Choosing the anniversary of 3000 Americans being murdered by Islamic terrorists to write an op-ed entitled, “Trump is harming the dream of America more than any foreign adversary ever could,” was dumb. To tweet it out with, “My Latest—> Trump is damaging the dream of America more than any terrorist attack ever could,” was dumber.

It was also proof Joe lives in a bubble and likely has no one in his life who disagrees with him or who can credibly tell him to pump the brakes a bit when he gets a stupid idea in his head, especially on a day like September 11th. (A point he later admitted on Twitter, long after the fact.)
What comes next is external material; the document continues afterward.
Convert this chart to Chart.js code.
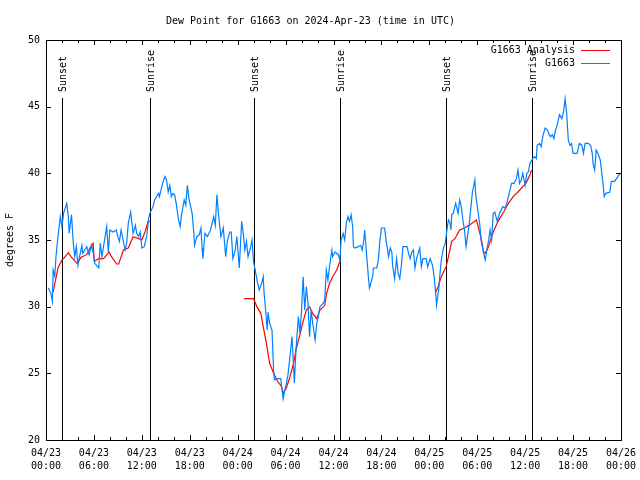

In what reads like an attempt to make his readers believe he is much smarter than everyone else, Joe uses hindsight like it’s in his windshield to attack US foreign policy since that horrible September day. Falsely, Scarborough writes, “Seventeen years later, endless wars abroad and reckless policies at home have produced annual deficits approaching $1 trillion. President Trump’s Republican Party will create more debt in one year than was generated in the first 200 years of America’s existence.”

A couple of things are shady about this. The first four years of Barack Obama presidency saw deficits of more than $1 trillion, thanks to his “stimulus” bill, which was rolled into the budget and became near-permanent spending. Something Joe either doesn’t know or hopes his readers don’t.

Secondly, notice that nice bit of sleight of hand stopping counting debt in 1976? That lets a lot of big spenders off the hook, most notably the last president. The national debt is approaching $21 trillion, so to claim “Trump’s Republican Party will create more debt in one year than was generated in the first 200 years of America’s existence” is, for lack of a more-perfect word, deceptive. He knows people won’t think about the fact that he’s cropping out presidents after the bicentennial, framing Trump as the worst of the worst for the national debt. When you control (or are dishonest) about the unit of measure it’s never because you have a good argument, it’s because you’re hiding something.
Still, that’s not the worst part of Joe’s prose.

In what would have been another easily ignored, though inappropriately timed, rambling column from a self-important cable news host, Joe just had to take one more swipe at the man he gave countless hours of free, glowing television time to when he was just one candidate in a large field of Republicans.